A few things that didn't fit in any of the above:

• Snowflake's behavior around uppercasing/lowercasing table and column names can be confusing. Where DBX would downcast SQL statements, Snowflake upcasts them. This means select id from tbl is interpreted by Snowflake as SELECT ID FROM TBL. But quoted names remain in their original case, so select "id" from tbl is interpreted as SELECT "id" FROM TBL and will not work if tbl has column name ID. To deal with these, dbt comes with settings to handle quoting in Snowflake [docs] [discourse]. We also needed to consider column names in CSVs used by dbt seed. If they are lower-case, they will need to be enclosed in double-quotes when being queried. We instead chose to edit the CSVs and uppercased the column names.
• DBX has the long data type, which are for really long integers. This doesn't exist in Snowflake, and we used bigint instead.
• Division by zero! In DBX, select 1/0 returns NULL, but in Snowflake, it throws a Division by zero error. The Snowflake function div0() will handle these errors and return a 0 instead.

Migration Checklist

Could you tell that we're obsessed with checklists in general? (We're also fans of "The Checklist Manifesto" -- not recommended for reading while on a plane or waiting for surgery!) Here's our checklist we used for every PR that involved migrating a dbt model.

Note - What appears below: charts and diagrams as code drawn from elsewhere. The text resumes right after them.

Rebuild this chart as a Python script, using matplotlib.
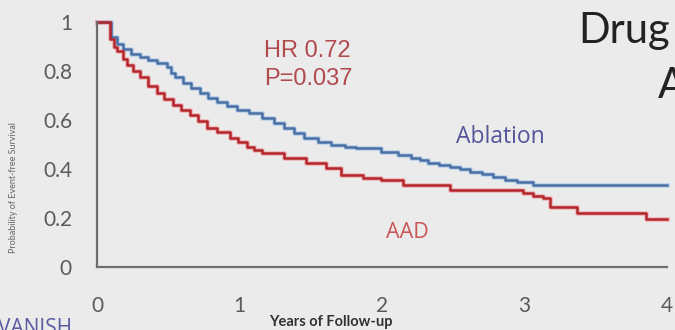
import matplotlib
matplotlib.use("Agg")
import matplotlib.pyplot as plt

# Kaplan-Meier step points (years, event-free survival)
abl_t = [0, 0.08, 0.10, 0.14, 0.18, 0.24, 0.30, 0.36, 0.42, 0.49, 0.52, 0.55,
         0.60, 0.66, 0.72, 0.78, 0.84, 0.91, 0.98, 1.07, 1.16, 1.24, 1.31, 1.38,
         1.45, 1.55, 1.64, 1.74, 1.82, 1.99, 2.11, 2.20, 2.27, 2.32, 2.40, 2.48,
         2.55, 2.62, 2.70, 2.78, 2.86, 2.95, 3.06, 4.0]
abl_s = [1.0, 1.0, 0.94, 0.91, 0.89, 0.87, 0.857, 0.845, 0.833, 0.816, 0.79, 0.776,
         0.751, 0.73, 0.71, 0.69, 0.673, 0.657, 0.641, 0.629, 0.608, 0.588, 0.567, 0.547,
         0.527, 0.51, 0.498, 0.49, 0.486, 0.469, 0.457, 0.445, 0.435, 0.424, 0.416, 0.408,
         0.398, 0.388, 0.378, 0.367, 0.357, 0.347, 0.335, 0.335]

aad_t = [0, 0.08, 0.09, 0.12, 0.14, 0.18, 0.21, 0.25, 0.30, 0.36, 0.42, 0.47,
         0.53, 0.59, 0.65, 0.71, 0.77, 0.84, 0.93, 0.99, 1.05, 1.10, 1.16, 1.31,
         1.47, 1.61, 1.71, 1.87, 1.99, 2.15, 2.48, 2.99, 3.06, 3.13, 3.18, 3.37,
         3.85, 4.0]
aad_s = [1.0, 1.0, 0.93, 0.90, 0.88, 0.85, 0.824, 0.80, 0.776, 0.74, 0.71, 0.685,
         0.661, 0.64, 0.62, 0.595, 0.567, 0.551, 0.527, 0.51, 0.49, 0.478, 0.465, 0.445,
         0.424, 0.404, 0.376, 0.363, 0.355, 0.335, 0.314, 0.302, 0.29, 0.282, 0.245, 0.222,
         0.196, 0.196]

x_ticks = [0, 1, 2, 3, 4]
y_ticks = [0, 0.2, 0.4, 0.6, 0.8, 1.0]
y_tick_labels = ["0", "0.2", "0.4", "0.6", "0.8", "1"]

bg = "#ebebeb"
fig = plt.figure(figsize=(6.75, 3.3), dpi=100, facecolor=bg)
ax = fig.add_axes([97 / 675, 63 / 330, 570 / 675, 245 / 330], facecolor=bg)

# soft halo under each curve, then the curve itself
ax.step(abl_t, abl_s, where="post", color="#a9c8e8", lw=3.6, alpha=0.6, clip_on=False)
ax.step(aad_t, aad_s, where="post", color="#f0a0a4", lw=3.6, alpha=0.6, clip_on=False)
ax.step(abl_t, abl_s, where="post", color="#4a6fa5", lw=1.8, clip_on=False)
ax.step(aad_t, aad_s, where="post", color="#b3262c", lw=1.8, clip_on=False)

ax.set_xlim(0, 4)
ax.set_ylim(0, 1)
ax.set_xticks(x_ticks)
ax.set_yticks(y_ticks)
ax.set_yticklabels(y_tick_labels)
ax.tick_params(length=0, labelsize=15, labelcolor="#5a5a5a")
ax.tick_params(axis="y", pad=18)
ax.tick_params(axis="x", pad=21)
for lab in ax.get_xticklabels() + ax.get_yticklabels():
    lab.set_fontfamily("Lato")

for side in ["top", "right"]:
    ax.spines[side].set_visible(False)
for side in ["left", "bottom"]:
    ax.spines[side].set_color("#6e6e6e")
    ax.spines[side].set_linewidth(1.6)

ax.text(1.17, 0.825, "HR 0.72\nP=0.037", color="#b04a4f", fontsize=17,
        family="Liberation Sans", linespacing=1.32, va="center", ha="left",
        multialignment="left")
ax.text(2.52, 0.53, "Ablation", color="#55559a", fontsize=16.5, family="Open Sans",
        va="center", ha="left")
ax.text(2.03, 0.14, "AAD", color="#c95556", fontsize=15.5, family="Open Sans",
        va="center", ha="left")

fig.text(331 / 675, 8 / 330, "Years of Follow-up", color="#333333", fontsize=10.5,
         family="Lato", weight="bold", ha="center", va="center")
fig.text(14 / 675, 142 / 330, "Probability of Event-free Survival", color="#666666",
         fontsize=6.5, family="Lato", rotation=90, ha="center", va="center")
fig.text(-0.003, 12 / 330, "VANISH", color="#5a5aa0", fontsize=15, family="Open Sans",
         ha="left", va="top")
fig.text(578 / 675, (330 - 43) / 330, "Drug", color="#222222", fontsize=30,
         family="Lato", ha="left", va="baseline")
fig.text(658 / 675, (330 - 98) / 330, "A", color="#222222", fontsize=30,
         family="Lato", ha="left", va="baseline")

fig.savefig("out.png", dpi=100, facecolor=bg)
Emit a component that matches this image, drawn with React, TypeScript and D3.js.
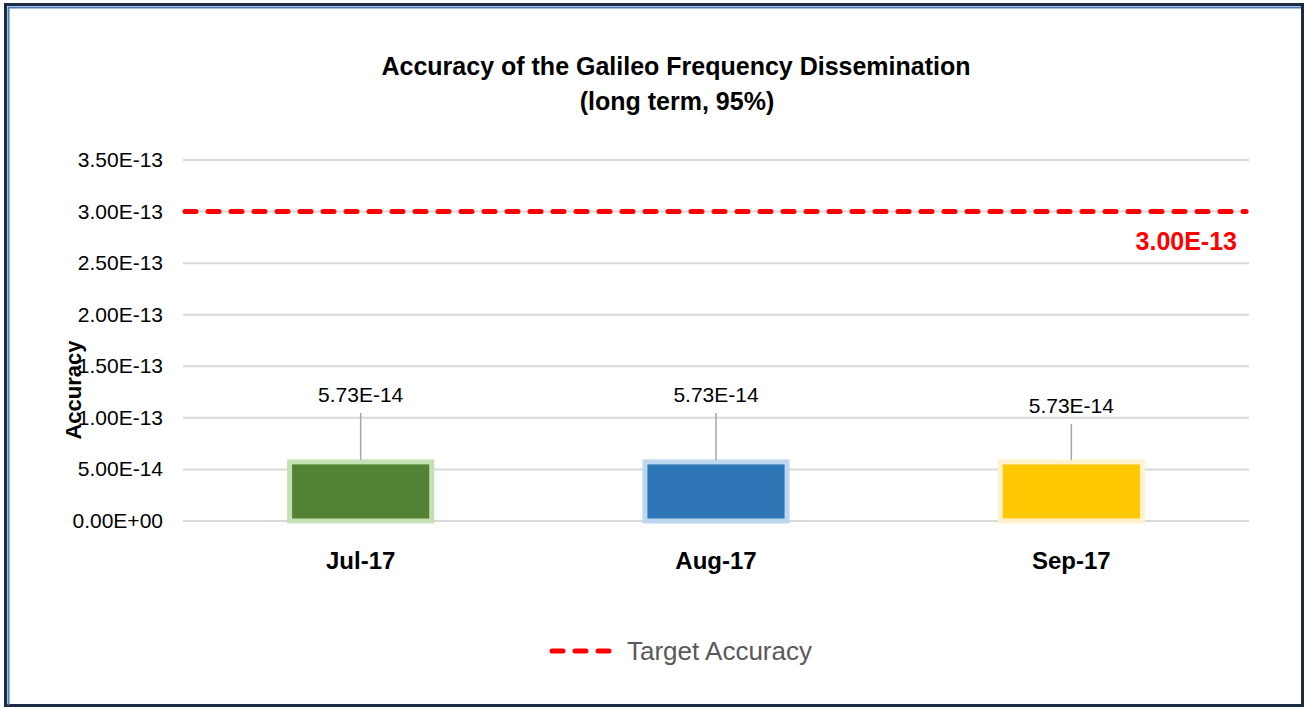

• Ran all models locally and they built successfully
• Tested all models locally and they passed
• If an incremental model, it has been run successfully twice (i.e., once as a full-refresh and once as an incremental build)
• Done manual data comparisons (count(*), min(col), max(col)) between the DBX & Snowflake version of marts tables. Another method: take a BI aggregation query (e.g. revenue by month), and run it across both systems and compare the results in a spreadsheet or in a Mode report.
• Removed DBX {{ config() }} parameters: file_format, partition_by
• Checked that your models are materialized the same way as before (check dbt_project.yml)
• Bonus: If you've learned new DBX-Snowflake migration tips, please contribute to the Snowflake Migration Tips doc!

Conclusion

Moving our data ingestion and transformation layer from Databricks to Snowflake required the Netlify data team to re-engineer our data ingestion pipelines, rewrite the SQL defining nearly 500 data models, and update dozens of reports and dashboards. We certainly learned a lot during this project, and we hope these lessons will be useful for other data teams undertaking their own data migration. Major thanks and many more props to the Netlify data team: Lauren Adabie, Paige Berry, Fran Lozano, Adam Stone, Tom Nagengast, Laurie Voss, and Emilie Schario, our data team manager!